Another big line element of settlement were the texts (lines-on-paper) of three major acts of legislation which, over a period of just sixteen years, were responsible for moving more people than just about anything else in American history. The first of these was the Homestead Act of 1862. This was a revolutionary concept, legislated in 1358 words, effectively turning over 270 million acres, or about 8 percent of the country, of public lands to private citizens (“actual settlers of the public domain”). A claim could be made for a farm of 160 acres, for free, provided a structure was built on the land and it was maintained for five years. One could buy the parcel outright for $1.25 an acre as well. Next was the Desert Land Act of 1877 which opened drier lands, selling 640 acres at $1.25 an acre with three years to pay, so long as the land was irrigated by the end of the three years. Land that was deemed "unfit for farming" was sold to those who might want to "timber and stone" (logging and mining) upon the land with the third major piece of legislation, the Timber and Land Act of 1878. The act was used by speculators who were able to get great expanses declared "unfit for farming" allowing them to increase their land holdings at minimal expense. The Homestead Act alone accounted for the creation of almost 400,000 farms in the West by 1890. Farms meant parceling out land, "settling" it, having people on it, waiting when they weren't working.
Settlement was dramatically increased by the written and published promises and speculations of mineral wealth—not necessarily just by the introduction of miners, but by securing the lands from and removing its Indian owners. The Custer expedition into the Black Hills in 1873, for example, reported some hope for finding gold in the sacred mountains of the Sioux. Thousands of miners responded to possibility of wealth, and Custer was again dispatched to secure safety for them in the restricted lands. This in turn lead to more settlers and coincidentally to the debacle of the Little Big Horn, which was the beginning of the end of the Siouian control over vast amounts of land. From prospectors to protection to conflict, ultimately making land more available for more people.
The spread of the railroads was also an enormous settlement factor, with the number of miles of track being laid in Texas and the Great Plains doubling in just 5 years.
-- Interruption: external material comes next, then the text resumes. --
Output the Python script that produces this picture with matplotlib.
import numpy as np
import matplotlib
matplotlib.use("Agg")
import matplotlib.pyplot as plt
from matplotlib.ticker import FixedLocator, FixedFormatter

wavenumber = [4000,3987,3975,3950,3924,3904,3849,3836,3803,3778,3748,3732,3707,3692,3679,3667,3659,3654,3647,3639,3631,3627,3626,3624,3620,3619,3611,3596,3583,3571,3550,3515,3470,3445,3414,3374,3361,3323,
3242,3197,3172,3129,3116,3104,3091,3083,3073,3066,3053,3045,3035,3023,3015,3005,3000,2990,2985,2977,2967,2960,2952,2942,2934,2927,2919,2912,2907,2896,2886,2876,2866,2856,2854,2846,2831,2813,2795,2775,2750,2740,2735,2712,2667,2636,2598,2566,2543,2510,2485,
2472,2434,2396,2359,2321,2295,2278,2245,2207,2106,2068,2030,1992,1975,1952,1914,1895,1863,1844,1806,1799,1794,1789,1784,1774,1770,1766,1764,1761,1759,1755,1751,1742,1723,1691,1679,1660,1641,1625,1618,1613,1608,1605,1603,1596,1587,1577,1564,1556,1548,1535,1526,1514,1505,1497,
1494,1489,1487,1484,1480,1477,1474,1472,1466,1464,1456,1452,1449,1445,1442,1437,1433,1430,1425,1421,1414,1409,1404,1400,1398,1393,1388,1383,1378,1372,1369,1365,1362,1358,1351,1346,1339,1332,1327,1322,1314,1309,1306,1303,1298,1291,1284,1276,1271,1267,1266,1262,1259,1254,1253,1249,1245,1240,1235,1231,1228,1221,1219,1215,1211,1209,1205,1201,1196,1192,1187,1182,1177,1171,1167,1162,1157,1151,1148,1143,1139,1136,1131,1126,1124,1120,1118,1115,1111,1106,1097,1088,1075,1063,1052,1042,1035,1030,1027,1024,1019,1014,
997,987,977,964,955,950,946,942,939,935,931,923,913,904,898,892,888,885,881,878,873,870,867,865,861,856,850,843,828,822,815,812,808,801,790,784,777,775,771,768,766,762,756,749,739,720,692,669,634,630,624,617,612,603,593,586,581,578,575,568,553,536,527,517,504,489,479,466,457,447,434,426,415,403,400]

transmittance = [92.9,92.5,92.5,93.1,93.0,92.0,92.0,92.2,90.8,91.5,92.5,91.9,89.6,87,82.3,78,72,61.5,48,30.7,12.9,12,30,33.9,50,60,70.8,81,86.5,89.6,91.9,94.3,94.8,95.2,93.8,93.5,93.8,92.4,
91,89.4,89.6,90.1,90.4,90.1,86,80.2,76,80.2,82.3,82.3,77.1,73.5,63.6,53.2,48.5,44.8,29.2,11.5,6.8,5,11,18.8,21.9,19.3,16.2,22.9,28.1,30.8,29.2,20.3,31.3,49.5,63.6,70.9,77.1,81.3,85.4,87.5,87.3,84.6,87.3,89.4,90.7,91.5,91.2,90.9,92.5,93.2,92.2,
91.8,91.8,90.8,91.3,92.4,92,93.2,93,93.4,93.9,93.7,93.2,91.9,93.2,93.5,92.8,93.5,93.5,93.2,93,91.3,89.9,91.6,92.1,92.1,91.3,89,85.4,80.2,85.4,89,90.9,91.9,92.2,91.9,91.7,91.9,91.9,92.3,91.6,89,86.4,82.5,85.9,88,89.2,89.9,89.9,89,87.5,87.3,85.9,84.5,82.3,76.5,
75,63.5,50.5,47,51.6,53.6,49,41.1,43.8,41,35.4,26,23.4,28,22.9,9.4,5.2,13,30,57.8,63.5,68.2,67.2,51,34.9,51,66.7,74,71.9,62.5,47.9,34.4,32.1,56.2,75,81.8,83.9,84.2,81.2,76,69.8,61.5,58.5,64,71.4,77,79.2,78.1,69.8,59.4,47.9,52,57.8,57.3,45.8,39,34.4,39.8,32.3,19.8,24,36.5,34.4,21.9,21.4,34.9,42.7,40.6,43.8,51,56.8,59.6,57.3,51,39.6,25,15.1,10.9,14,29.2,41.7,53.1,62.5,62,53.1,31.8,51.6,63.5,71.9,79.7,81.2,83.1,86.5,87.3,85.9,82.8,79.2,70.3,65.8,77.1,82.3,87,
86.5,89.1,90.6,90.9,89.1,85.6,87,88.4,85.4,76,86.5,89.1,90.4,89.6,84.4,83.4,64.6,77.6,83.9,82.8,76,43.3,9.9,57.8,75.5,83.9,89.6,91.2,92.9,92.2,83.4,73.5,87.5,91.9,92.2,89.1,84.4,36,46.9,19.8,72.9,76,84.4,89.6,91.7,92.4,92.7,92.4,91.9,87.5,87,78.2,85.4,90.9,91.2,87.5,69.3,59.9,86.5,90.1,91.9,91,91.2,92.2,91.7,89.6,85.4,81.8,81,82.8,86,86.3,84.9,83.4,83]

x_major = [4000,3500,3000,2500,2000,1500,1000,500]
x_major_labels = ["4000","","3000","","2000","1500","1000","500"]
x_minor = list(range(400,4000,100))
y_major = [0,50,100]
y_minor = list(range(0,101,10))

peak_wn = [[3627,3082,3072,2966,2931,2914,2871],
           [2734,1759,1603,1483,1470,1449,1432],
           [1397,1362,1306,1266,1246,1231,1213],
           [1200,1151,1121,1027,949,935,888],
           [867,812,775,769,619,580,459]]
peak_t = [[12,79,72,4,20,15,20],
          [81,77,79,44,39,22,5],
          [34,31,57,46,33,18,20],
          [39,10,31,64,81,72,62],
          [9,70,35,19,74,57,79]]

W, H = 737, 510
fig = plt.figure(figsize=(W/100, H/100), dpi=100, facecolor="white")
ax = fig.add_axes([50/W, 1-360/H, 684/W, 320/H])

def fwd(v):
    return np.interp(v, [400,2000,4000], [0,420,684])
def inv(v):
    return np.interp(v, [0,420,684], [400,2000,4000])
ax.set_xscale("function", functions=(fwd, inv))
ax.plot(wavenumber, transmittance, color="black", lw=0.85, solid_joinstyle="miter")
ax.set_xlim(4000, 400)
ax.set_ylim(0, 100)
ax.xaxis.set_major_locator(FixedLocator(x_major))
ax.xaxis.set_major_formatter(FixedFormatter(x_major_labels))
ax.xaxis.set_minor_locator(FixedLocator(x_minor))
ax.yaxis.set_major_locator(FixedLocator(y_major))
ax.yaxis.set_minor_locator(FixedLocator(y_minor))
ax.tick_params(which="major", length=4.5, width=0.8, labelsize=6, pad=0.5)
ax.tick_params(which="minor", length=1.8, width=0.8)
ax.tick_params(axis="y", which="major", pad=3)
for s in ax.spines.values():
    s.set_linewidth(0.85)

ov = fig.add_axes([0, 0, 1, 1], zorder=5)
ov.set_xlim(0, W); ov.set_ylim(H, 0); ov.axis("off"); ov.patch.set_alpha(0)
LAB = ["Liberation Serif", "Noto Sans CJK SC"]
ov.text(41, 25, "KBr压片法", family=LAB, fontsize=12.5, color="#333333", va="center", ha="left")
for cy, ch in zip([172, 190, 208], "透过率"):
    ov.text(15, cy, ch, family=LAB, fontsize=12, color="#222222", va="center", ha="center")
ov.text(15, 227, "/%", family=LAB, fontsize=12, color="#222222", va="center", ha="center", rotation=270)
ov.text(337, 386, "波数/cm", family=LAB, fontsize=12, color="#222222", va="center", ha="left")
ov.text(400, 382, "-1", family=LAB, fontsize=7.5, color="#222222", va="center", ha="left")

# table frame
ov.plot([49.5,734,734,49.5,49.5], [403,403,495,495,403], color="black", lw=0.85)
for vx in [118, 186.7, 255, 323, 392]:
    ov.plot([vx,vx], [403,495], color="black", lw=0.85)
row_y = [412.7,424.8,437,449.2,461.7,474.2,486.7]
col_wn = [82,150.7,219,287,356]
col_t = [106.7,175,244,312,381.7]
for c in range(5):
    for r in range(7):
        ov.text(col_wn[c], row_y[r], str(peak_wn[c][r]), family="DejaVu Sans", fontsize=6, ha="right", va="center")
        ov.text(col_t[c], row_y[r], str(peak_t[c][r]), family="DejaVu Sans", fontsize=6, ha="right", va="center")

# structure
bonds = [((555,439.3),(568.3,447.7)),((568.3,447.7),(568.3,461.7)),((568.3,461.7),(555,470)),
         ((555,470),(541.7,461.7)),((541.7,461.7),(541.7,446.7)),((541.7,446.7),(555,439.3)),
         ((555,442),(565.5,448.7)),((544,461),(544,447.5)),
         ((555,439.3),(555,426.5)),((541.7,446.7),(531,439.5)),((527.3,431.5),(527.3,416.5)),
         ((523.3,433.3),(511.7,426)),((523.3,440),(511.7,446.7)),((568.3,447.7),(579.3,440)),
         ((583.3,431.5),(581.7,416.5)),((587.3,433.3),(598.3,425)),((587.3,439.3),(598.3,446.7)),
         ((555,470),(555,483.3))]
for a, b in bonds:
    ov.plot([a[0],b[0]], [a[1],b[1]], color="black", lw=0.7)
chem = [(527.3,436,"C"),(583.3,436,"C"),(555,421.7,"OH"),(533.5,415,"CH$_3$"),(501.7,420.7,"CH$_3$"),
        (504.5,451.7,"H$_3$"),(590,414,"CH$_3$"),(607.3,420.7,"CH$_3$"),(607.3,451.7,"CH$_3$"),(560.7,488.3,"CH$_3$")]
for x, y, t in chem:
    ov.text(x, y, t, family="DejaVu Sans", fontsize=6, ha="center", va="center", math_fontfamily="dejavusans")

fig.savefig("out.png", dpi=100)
Not only could you get West more easily, and quickly, and with less pain and suffering, but you could also be much more easily re-supplied.
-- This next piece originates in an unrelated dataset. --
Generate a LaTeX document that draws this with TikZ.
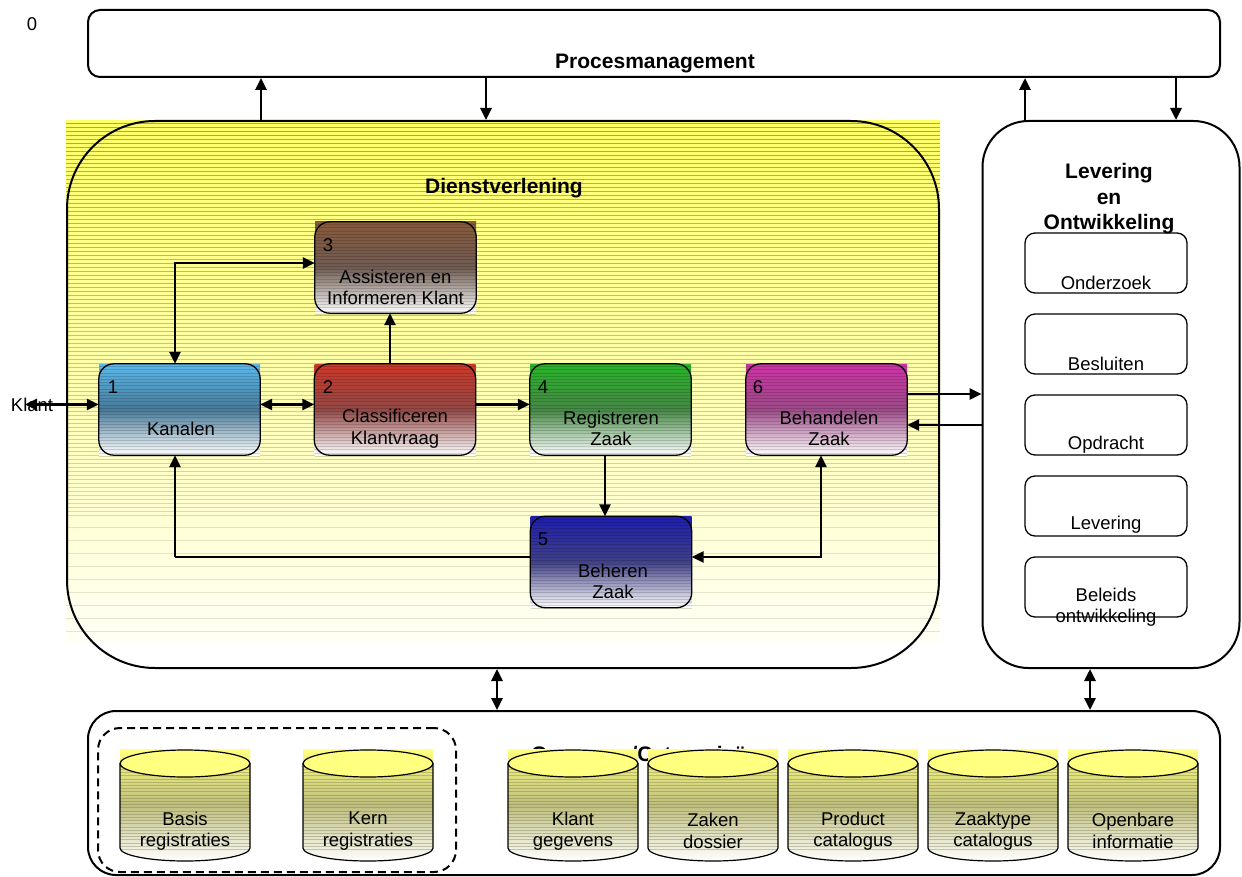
\documentclass[tikz,border=0pt]{standalone}
\usepackage{fontspec}
\setmainfont{Liberation Sans}
\usetikzlibrary{arrows.meta}

% colours
\definecolor{dvtop}{RGB}{255,255,102}
\definecolor{dvbot}{RGB}{255,255,246}
\definecolor{stripecol}{RGB}{110,110,70}
\definecolor{cyltop}{RGB}{255,255,128}
\definecolor{cylmid}{RGB}{190,190,125}
\definecolor{kanTop}{RGB}{90,185,235}   \definecolor{kanMid}{RGB}{72,122,152}
\definecolor{claTop}{RGB}{205,55,40}    \definecolor{claMid}{RGB}{145,72,70}
\definecolor{assTop}{RGB}{135,88,58}    \definecolor{assMid}{RGB}{110,92,82}
\definecolor{regTop}{RGB}{40,180,40}    \definecolor{regMid}{RGB}{70,135,70}
\definecolor{behTop}{RGB}{205,50,165}   \definecolor{behMid}{RGB}{155,75,135}
\definecolor{bhrTop}{RGB}{30,30,175}    \definecolor{bhrMid}{RGB}{65,65,135}

\tikzset{
  >={Triangle[length=12pt,width=11pt]},
  conn/.style={line width=2.7pt,->},
  conn2/.style={line width=2.7pt,<->},
  title/.style={font=\fontsize{21}{25.5}\selectfont\bfseries,align=center,inner sep=0pt},
  lbl/.style={font=\fontsize{18.5}{21.5}\selectfont,align=center,inner sep=0pt},
  pbox/.style={rectangle,minimum width=161pt,minimum height=91pt,inner sep=0pt},
  boxline/.style={draw=black,line width=1.3pt,rounded corners=15pt},
  subbox/.style={draw=black,line width=1.3pt,rounded corners=10pt,minimum width=162pt,minimum height=60pt,inner sep=0pt},
  frame/.style={draw=black,line width=2pt,inner sep=0pt},
  cylline/.style={draw=black,line width=1.2pt},
  boxstripe/.style={draw=black,opacity=0.15,line width=0.6pt},
  cylstripe/.style={draw=stripecol,opacity=0.35,line width=0.6pt},
}

% horizontal stripes: x1, y1, x2, count, step, style
\newcommand\hstripes[6]{%
  \foreach \k in {0,...,#4}{\draw[#6] (#1,{#2+\k*#5}) -- (#3,{#2+\k*#5});}}

% process step: name, cx, cy, top colour, middle colour
\newcommand\procbox[5]{%
  \node[pbox,top color=#4,bottom color=white,middle color=#5] (#1) at (#2,#3) {};
  \hstripes{#2-80.5}{#3-43}{#2+80.5}{28}{3.2}{boxstripe}
  \draw[boxline] (#1.north west) rectangle (#1.south east);}

% data store cylinder: name, cx, first line, second line
\newcommand\datastore[4]{%
  \shade[top color=cyltop,bottom color=white,middle color=cylmid]
    (#2-65,749) -- (#2+65,749) -- (#2+65,848)
    arc[start angle=0,end angle=180,x radius=65,y radius=13] -- cycle;
  \hstripes{#2-65}{766}{#2+65}{26}{3.2}{cylstripe}
  \draw[cylline] (#2-65,763.5) -- (#2-65,848)
    arc[start angle=180,end angle=0,x radius=65,y radius=13] -- (#2+65,763.5);
  \draw[cylline,fill=cyltop] (#2,763.5) ellipse[x radius=65,y radius=13.5];
  \node[lbl] (#1) at (#2,831) {#3\\#4};}

\begin{document}
\begin{tikzpicture}[x=1pt,y=-1pt]
\useasboundingbox (0,0) rectangle (1242,877);

% ---------- process management ----------
\node[lbl] (num0) at (32,24) {0};
\node[frame,rounded corners=12pt,minimum width=1132pt,minimum height=67pt] (pm) at (654,43.5) {};
\node[title] (pmtitle) at (655,64) {Procesmanagement};

% ---------- service delivery area ----------
\shade[top color=dvtop,bottom color=dvbot] (66,121) rectangle (940,640);
\foreach \k in {0,...,98}{%
  \pgfmathsetmacro\op{0.6-0.35*\k/98}
  \draw[stripecol,opacity=\op,line width=0.6pt] (66,{123+\k*4}) -- (940,{123+\k*4});}
\foreach \k in {0,...,8}{%
  \draw[stripecol,opacity=0.18,line width=0.6pt] (66,{527+\k*13}) -- (940,{527+\k*13});}
\node[frame,rounded corners=88pt,minimum width=872pt,minimum height=547pt] (dv) at (503,394.5) {};
\node[title] (dvtitle) at (504,188) {Dienstverlening};

\procbox{b3}{395.5}{267.5}{assTop}{assMid}
\procbox{b1}{179.5}{409.5}{kanTop}{kanMid}
\procbox{b2}{395}{409.5}{claTop}{claMid}
\procbox{b4}{610.5}{409.5}{regTop}{regMid}
\procbox{b6}{826.5}{409.5}{behTop}{behMid}
\procbox{b5}{611}{562}{bhrTop}{bhrMid}

\node[lbl] (n3) at (328,245) {3};
\node[lbl] (t3) at (395.5,287.5) {Assisteren en\\Informeren Klant};
\node[lbl] (n1) at (113,387) {1};
\node[lbl] (t1) at (181,429) {Kanalen};
\node[lbl] (n2) at (328,387) {2};
\node[lbl] (t2) at (395,428.5) {Classificeren\\Klantvraag};
\node[lbl] (n4) at (543,387) {4};
\node[lbl] (t4) at (611,428.5) {Registreren\\Zaak};
\node[lbl] (n6) at (758,387) {6};
\node[lbl] (t6) at (829,428.5) {Behandelen\\Zaak};
\node[lbl] (n5) at (543,539) {5};
\node[lbl] (t5) at (613,581.5) {Beheren\\Zaak};

% ---------- delivery and development ----------
\node[frame,rounded corners=46pt,minimum width=257pt,minimum height=547pt] (le) at (1111,394.5) {};
\node[title] (letitle) at (1109,199) {Levering\\en\\Ontwikkeling};
\node[subbox] (lo1) at (1106,263) {};
\node[subbox] (lo2) at (1106,344) {};
\node[subbox] (lo3) at (1106,425) {};
\node[subbox] (lo4) at (1106,506) {};
\node[subbox] (lo5) at (1106,587) {};
\node[lbl] (lt1) at (1106,283) {Onderzoek};
\node[lbl] (lt2) at (1106,364) {Besluiten};
\node[lbl] (lt3) at (1106,445) {Opdracht};
\node[lbl] (lt4) at (1106,525) {Levering};
\node[lbl] (lt5) at (1106,607) {Beleids\\ontwikkeling};

% ---------- data layer ----------
\node[frame,rounded corners=28pt,minimum width=1132pt,minimum height=164pt] (gg) at (654,793) {};
\node[title] (ggtitle) at (645,756) {Gegevens/Categorieën};
\node[draw=black,line width=2pt,dashed,dash pattern=on 8pt off 5pt,rounded corners=22pt,
      minimum width=358pt,minimum height=144pt,inner sep=0pt] (reg) at (277,800) {};
\datastore{d1}{185}{Basis}{registraties}
\datastore{d2}{368}{Kern}{registraties}
\datastore{d3}{573}{Klant}{gegevens}
\datastore{d4}{713}{Zaken}{dossier}
\datastore{d5}{853}{Product}{catalogus}
\datastore{d6}{993}{Zaaktype}{catalogus}
\datastore{d7}{1133}{Openbare}{informatie}

% ---------- connectors ----------
\coordinate (xa) at (261,0);
\coordinate (xb) at (486,0);
\coordinate (xc) at (1025,0);
\coordinate (xd) at (1176,0);
\coordinate (xe) at (497,0);
\coordinate (xf) at (1090,0);
\coordinate (x23) at (390,0);
\coordinate (x45) at (605,0);
\coordinate (ya) at (0,394);
\coordinate (yb) at (0,425);
\coordinate (kl) at (25,404.5);
\coordinate (j13) at (175,263);
\coordinate (j65) at (821,557);
\coordinate (j51) at (175,557);

\draw[conn] (dv.north -| xa) -- (pm.south -| xa);
\draw[conn] (pm.south -| xb) -- (dv.north -| xb);
\draw[conn] (le.north -| xc) -- (pm.south -| xc);
\draw[conn] (pm.south -| xd) -- (le.north -| xd);

\node[lbl] (klant) at (32,405) {Klant};
\draw[conn2] (kl) -- (b1.west |- kl);
\draw[conn2] (b1.east |- kl) -- (b2.west |- kl);
\draw[conn] (b2.east |- kl) -- (b4.west |- kl);
\draw[conn] (b2.north -| x23) -- (b3.south -| x23);
\draw[conn2] (b1.north -| j13) |- (b3.west |- j13);
\draw[conn] (b4.south -| x45) -- (b5.north -| x45);
\draw[conn2] (b6.south -| j65) |- (b5.east |- j65);
\draw[line width=1.1pt] (b5.west |- j51) -- (j51);
\draw[conn] (j51) -- (b1.south -| j51);
\draw[conn] (b6.east |- ya) -- (le.west |- ya);
\draw[conn] (le.west |- yb) -- (b6.east |- yb);

\draw[conn2] (dv.south -| xe) -- (gg.north -| xe);
\draw[conn2] (le.south -| xf) -- (gg.north -| xf);
\end{tikzpicture}
\end{document}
Telegraph wires tripled, making it easier to control events: and this means from being able to respond to Indian attacks more quickly to ordering boxes of nails, or beer, or shipments of newly-invented canned food.
One of the greatest and most infamous of these lines-controlling-the-West concept were the pieces of legislation and agreements and other legal and binding documents, between the U.S. government and every Indian tribe in the U.S. Promises were made to the Indians and of course not one of these treaties were ever actually realized. It was these written lines that even the greatest of Indian intentions could not penetrate, and that in the end, after everything was said and done and written, after hundreds of treaties, not one was ever followed.
And at the end of tying the first metal ribbon across the country, the meeting of the Central Pacific and the Union Pacific railroads at Promontory Point (Utah) in 1869, after the locomotives Jupiter and No. 119 touched cowcatchers, after the driving of the golden spike, after the completion of the massive effort to complete the railroad line, some men of the 21 U.S. Infantry (and others) hammered away at the rail to chip away some souvenir pieces of the occasion. So, the moment the great undertaking was finished, it was put out of commission, possibly by a coronet player from the regimental band, or whomever. Of course the line was only very briefly pu tout of service, and the damaged rails quickly replaced, but the folks celebrating the completion of the uniting of the rail line were the only ones who were really able to also prevent its completion.
Of course in the end all of the lines applied and enabling the closing of the West were personified by smaller and more precise lines: maps.
NOTES
The full text of the "Millions of Acres" (seen above) broadside is as follows:
PRODUCTS WILL PAY FOR LAND AND IMPROVEMENTS!
MILLIONS OF ACRES
CIRCULARS are supplied GRATIS for distribution in ORGANIZING COLONIES and to induce individuals to emigrate WEST.
View on the Big Blue, between Camden and Crete, representing Valley and Rolling Prairie Land in Nebraska.
A SECTIONAL MAP, showing exact location of our IOWA LANDS is sold for 30 Cents, and of NEBRASKA LANDS for 30 Cents.
IOWA AND NEBRASKA
LANDS
FOR SALE ON 10 YEARS CREDIT
BY THE
Burlington & Missouri River R. R. Co.
AT 6 PER CT. INTEREST AND LOW PRICES.
Only One-Seventh of Principal Due Annually, beginning Four Years after purchase.
20 PER CENT. DEDUCTED FROM 10 YEARS PRICE, FOR CASH.
LAND EXPLORING TICKETS SOLD
and Cost allowed in First Interest paid, on Land bought in 30 days from date of ticket.
Thus our Land Buyers GET A FREE PASS in the State where the Land bought is located.
These TERMS are BETTER at $5. than to pre-empt United States Land at $2.50 per Acre.
EXTRAORDINARY INDUCEMENTS on FREIGHT and PASSAGE are AFFORDED TO PURCHASERS and THEIR FAMILIES.
Address GEO. S. HARRIS, LAND COMMISSIONER,
or T. H. LEAVITT, Ass't Land Comm'r, Burlington, Iowa.
Or apply to
FREE ROOMS for buyers to board themselves are provided at Burlington and Lincoln.
COMMERCIAL ADVERTISER PRINTING HOUSE, BUFFALO, N. Y.